### What is needed
Exactly reproduce the lines that run from the one containing "Clone this chart in Apache ECharts." through the one containing "var FONT = 'Lato';", ends included, with no pictures.

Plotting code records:

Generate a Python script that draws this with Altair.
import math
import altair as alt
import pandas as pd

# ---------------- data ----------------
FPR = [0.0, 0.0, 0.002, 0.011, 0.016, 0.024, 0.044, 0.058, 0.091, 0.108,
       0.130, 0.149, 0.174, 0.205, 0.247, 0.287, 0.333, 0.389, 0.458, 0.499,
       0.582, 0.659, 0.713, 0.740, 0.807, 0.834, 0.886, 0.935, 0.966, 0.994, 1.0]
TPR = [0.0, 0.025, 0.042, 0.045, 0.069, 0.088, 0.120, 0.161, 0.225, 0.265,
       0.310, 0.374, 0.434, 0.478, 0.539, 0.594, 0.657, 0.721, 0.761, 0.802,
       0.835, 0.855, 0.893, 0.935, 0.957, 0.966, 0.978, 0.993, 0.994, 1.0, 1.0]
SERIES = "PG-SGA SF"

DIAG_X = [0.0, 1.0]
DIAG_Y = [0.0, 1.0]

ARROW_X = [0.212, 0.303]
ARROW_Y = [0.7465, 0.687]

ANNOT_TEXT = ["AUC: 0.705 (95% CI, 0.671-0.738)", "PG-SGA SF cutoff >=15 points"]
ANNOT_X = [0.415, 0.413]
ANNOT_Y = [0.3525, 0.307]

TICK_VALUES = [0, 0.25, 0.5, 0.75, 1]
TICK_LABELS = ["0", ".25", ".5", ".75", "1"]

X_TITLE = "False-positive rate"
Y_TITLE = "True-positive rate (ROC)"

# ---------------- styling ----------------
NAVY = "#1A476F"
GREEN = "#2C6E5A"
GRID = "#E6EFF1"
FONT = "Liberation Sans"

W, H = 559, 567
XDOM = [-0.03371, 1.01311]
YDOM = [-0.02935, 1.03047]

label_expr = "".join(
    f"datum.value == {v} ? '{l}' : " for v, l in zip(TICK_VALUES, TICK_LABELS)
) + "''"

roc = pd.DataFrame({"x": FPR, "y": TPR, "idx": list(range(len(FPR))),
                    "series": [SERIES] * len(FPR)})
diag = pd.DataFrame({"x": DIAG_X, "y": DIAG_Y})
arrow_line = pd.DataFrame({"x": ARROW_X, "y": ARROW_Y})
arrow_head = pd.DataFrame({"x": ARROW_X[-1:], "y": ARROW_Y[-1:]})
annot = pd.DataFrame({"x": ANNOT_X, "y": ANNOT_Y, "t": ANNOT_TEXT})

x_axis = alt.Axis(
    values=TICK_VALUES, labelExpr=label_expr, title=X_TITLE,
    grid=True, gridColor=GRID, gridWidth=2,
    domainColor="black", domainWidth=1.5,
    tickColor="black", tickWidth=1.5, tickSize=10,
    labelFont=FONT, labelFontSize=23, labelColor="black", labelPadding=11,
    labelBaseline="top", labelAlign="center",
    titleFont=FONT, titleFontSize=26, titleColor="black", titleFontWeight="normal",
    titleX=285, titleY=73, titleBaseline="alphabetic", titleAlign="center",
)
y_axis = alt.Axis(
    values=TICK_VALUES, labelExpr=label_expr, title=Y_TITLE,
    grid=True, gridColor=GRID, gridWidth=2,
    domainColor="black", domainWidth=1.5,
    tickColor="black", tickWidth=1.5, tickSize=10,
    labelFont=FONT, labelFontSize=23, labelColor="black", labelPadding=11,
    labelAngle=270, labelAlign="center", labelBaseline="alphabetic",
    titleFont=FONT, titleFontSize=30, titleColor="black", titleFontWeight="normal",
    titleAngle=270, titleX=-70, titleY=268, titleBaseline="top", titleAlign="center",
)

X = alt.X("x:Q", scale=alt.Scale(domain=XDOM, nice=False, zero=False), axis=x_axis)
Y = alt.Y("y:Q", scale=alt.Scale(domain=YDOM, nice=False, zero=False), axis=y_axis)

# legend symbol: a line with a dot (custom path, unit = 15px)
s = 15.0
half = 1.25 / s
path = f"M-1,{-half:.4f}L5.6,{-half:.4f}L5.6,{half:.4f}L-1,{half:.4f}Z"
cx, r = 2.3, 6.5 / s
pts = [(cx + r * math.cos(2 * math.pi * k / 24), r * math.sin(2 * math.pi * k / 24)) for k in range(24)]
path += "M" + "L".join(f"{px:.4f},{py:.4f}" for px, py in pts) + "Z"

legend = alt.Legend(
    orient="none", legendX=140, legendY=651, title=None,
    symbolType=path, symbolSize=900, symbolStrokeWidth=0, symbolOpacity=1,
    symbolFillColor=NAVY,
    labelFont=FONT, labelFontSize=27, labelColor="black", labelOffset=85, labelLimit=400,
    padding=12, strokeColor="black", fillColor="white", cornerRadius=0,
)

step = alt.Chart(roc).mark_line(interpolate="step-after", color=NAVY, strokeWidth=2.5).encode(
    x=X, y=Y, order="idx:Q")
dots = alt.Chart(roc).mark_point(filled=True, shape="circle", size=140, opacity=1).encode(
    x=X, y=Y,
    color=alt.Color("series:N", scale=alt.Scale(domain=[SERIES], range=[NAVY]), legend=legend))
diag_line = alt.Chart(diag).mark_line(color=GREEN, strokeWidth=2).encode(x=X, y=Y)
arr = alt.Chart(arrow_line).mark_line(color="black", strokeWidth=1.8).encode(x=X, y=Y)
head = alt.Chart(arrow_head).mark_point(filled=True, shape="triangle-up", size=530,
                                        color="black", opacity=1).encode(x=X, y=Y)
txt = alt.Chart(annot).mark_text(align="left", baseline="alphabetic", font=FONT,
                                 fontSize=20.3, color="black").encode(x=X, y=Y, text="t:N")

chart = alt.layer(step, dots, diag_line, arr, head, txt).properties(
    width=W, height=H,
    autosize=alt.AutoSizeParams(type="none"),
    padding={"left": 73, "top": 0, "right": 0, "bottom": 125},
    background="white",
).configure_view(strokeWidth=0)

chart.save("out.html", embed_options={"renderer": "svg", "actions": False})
==
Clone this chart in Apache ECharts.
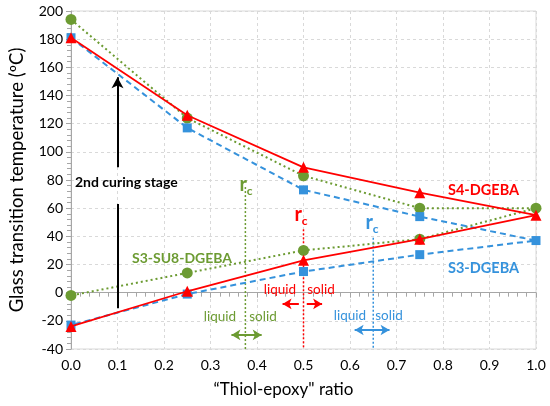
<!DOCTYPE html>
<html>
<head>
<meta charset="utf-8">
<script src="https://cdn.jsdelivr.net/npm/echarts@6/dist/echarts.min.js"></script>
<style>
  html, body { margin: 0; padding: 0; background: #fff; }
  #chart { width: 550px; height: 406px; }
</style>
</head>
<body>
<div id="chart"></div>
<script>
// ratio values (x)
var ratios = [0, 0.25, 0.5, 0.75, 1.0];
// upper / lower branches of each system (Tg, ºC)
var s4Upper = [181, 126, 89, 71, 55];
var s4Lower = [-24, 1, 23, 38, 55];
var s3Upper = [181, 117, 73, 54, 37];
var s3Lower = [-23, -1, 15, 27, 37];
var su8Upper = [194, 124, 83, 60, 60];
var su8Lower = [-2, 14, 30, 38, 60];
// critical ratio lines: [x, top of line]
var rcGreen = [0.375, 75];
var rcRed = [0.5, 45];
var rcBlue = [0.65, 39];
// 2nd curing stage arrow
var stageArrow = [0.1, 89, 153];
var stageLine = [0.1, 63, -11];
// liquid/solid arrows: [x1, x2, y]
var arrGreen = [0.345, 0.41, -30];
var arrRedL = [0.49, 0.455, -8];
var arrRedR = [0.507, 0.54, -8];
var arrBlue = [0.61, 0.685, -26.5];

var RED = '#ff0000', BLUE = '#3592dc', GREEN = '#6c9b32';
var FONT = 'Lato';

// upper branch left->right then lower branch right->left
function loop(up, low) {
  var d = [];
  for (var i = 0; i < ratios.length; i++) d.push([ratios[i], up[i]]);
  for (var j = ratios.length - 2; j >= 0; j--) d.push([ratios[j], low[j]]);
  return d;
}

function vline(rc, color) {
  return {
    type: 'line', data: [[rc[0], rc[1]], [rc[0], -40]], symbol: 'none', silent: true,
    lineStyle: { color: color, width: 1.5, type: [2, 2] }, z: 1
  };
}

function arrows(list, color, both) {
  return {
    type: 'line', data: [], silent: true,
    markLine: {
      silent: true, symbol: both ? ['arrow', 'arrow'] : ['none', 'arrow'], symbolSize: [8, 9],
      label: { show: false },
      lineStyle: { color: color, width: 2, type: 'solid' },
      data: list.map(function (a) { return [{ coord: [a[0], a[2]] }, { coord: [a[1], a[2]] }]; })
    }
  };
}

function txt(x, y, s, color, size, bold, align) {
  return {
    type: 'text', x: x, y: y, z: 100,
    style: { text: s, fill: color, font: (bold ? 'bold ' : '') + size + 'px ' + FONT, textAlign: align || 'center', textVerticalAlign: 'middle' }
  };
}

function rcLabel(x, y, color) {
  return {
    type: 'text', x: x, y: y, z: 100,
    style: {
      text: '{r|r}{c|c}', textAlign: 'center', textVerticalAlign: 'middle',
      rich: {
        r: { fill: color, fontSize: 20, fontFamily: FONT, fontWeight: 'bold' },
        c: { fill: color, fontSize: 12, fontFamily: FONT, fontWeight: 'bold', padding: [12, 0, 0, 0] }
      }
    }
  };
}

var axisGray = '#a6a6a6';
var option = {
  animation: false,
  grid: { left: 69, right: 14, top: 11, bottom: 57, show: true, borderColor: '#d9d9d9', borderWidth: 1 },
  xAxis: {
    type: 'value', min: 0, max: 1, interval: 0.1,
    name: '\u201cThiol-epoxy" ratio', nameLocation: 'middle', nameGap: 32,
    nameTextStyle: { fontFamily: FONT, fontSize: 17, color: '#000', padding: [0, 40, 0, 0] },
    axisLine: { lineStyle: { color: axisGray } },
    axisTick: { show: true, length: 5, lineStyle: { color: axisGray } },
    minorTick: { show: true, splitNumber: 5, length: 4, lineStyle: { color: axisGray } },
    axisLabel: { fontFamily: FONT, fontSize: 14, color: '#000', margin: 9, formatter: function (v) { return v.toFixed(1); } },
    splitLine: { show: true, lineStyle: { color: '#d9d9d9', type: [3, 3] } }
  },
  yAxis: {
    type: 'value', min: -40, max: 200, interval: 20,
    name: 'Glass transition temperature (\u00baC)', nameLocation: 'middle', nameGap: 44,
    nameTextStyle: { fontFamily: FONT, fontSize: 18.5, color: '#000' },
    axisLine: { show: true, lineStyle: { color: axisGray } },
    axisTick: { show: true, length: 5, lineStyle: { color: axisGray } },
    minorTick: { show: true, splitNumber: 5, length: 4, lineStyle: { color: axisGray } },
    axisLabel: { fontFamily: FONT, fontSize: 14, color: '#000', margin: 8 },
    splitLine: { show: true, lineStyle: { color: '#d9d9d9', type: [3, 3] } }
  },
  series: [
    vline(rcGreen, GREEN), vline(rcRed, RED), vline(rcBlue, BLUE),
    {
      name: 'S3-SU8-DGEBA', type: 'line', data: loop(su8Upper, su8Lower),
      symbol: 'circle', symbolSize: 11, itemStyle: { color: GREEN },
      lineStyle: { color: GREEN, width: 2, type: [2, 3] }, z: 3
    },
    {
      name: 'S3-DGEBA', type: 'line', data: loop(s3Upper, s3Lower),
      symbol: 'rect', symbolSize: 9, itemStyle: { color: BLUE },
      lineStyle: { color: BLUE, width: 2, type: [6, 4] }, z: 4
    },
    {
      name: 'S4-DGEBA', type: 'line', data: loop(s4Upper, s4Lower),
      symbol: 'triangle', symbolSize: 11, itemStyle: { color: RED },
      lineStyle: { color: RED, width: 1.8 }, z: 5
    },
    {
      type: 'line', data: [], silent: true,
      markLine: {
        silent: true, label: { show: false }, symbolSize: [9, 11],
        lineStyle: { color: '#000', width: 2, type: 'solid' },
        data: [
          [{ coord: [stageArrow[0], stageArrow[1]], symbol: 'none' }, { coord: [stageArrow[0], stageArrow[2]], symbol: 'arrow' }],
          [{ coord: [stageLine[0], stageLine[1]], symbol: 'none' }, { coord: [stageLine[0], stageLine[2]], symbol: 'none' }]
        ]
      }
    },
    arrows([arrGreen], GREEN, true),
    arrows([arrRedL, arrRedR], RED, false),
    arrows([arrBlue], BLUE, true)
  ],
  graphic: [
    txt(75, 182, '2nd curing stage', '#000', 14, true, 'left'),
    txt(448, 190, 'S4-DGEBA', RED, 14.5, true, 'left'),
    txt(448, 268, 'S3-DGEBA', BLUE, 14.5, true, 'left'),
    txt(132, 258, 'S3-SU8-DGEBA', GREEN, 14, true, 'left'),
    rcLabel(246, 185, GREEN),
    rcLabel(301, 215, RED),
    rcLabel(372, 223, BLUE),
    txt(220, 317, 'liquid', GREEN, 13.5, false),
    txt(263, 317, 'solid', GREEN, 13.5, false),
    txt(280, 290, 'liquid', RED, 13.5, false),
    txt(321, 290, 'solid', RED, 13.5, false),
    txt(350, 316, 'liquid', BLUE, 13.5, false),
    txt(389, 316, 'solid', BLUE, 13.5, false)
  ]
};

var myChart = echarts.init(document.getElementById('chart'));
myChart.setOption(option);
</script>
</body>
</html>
* * *
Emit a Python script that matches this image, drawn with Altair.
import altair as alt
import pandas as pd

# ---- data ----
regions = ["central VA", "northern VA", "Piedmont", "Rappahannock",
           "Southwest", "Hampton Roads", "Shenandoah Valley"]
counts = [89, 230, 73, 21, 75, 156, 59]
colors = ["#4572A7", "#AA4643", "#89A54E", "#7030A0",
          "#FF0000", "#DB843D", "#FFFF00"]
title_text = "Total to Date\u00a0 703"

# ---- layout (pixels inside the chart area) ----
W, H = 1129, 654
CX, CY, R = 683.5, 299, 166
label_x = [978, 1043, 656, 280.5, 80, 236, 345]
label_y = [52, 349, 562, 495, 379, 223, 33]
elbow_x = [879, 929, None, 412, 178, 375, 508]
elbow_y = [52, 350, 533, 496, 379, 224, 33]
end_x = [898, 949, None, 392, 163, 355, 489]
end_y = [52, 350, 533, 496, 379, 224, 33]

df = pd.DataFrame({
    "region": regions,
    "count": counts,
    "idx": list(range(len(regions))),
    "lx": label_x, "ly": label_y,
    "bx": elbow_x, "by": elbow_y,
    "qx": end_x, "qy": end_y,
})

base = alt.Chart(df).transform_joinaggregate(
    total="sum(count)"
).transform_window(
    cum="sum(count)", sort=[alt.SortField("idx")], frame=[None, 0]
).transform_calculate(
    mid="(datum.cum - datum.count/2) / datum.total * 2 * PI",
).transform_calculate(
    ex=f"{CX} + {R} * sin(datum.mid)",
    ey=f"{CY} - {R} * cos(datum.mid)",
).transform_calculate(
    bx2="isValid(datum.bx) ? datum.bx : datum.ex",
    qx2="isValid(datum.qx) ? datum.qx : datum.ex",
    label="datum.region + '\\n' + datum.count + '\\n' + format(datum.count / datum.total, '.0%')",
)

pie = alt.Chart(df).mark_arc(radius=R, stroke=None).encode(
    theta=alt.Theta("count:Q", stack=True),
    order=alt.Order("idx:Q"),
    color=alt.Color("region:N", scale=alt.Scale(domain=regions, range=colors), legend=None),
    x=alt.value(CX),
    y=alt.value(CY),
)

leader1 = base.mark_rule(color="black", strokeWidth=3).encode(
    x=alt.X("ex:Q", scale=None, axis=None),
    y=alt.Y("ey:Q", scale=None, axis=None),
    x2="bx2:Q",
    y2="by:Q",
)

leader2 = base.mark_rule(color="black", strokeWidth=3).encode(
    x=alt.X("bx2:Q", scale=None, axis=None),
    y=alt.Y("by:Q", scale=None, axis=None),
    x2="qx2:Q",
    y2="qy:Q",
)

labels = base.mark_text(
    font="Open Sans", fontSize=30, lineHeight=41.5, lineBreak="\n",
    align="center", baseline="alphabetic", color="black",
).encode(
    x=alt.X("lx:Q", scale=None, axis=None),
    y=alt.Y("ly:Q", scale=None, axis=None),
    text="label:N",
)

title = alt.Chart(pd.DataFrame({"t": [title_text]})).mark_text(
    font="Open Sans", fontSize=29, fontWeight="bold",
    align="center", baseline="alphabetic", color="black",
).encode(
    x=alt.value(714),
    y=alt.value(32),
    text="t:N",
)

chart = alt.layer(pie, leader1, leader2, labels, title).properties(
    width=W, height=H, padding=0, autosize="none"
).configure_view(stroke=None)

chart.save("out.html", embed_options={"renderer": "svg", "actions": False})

### Written solution
Clone this chart in Apache ECharts.
<!DOCTYPE html>
<html>
<head>
<meta charset="utf-8">
<script src="https://cdn.jsdelivr.net/npm/echarts@6/dist/echarts.min.js"></script>
<style>
  html, body { margin: 0; padding: 0; background: #fff; }
  #chart { width: 550px; height: 406px; }
</style>
</head>
<body>
<div id="chart"></div>
<script>
// ratio values (x)
var ratios = [0, 0.25, 0.5, 0.75, 1.0];
// upper / lower branches of each system (Tg, ºC)
var s4Upper = [181, 126, 89, 71, 55];
var s4Lower = [-24, 1, 23, 38, 55];
var s3Upper = [181, 117, 73, 54, 37];
var s3Lower = [-23, -1, 15, 27, 37];
var su8Upper = [194, 124, 83, 60, 60];
var su8Lower = [-2, 14, 30, 38, 60];
// critical ratio lines: [x, top of line]
var rcGreen = [0.375, 75];
var rcRed = [0.5, 45];
var rcBlue = [0.65, 39];
// 2nd curing stage arrow
var stageArrow = [0.1, 89, 153];
var stageLine = [0.1, 63, -11];
// liquid/solid arrows: [x1, x2, y]
var arrGreen = [0.345, 0.41, -30];
var arrRedL = [0.49, 0.455, -8];
var arrRedR = [0.507, 0.54, -8];
var arrBlue = [0.61, 0.685, -26.5];

var RED = '#ff0000', BLUE = '#3592dc', GREEN = '#6c9b32';
var FONT = 'Lato';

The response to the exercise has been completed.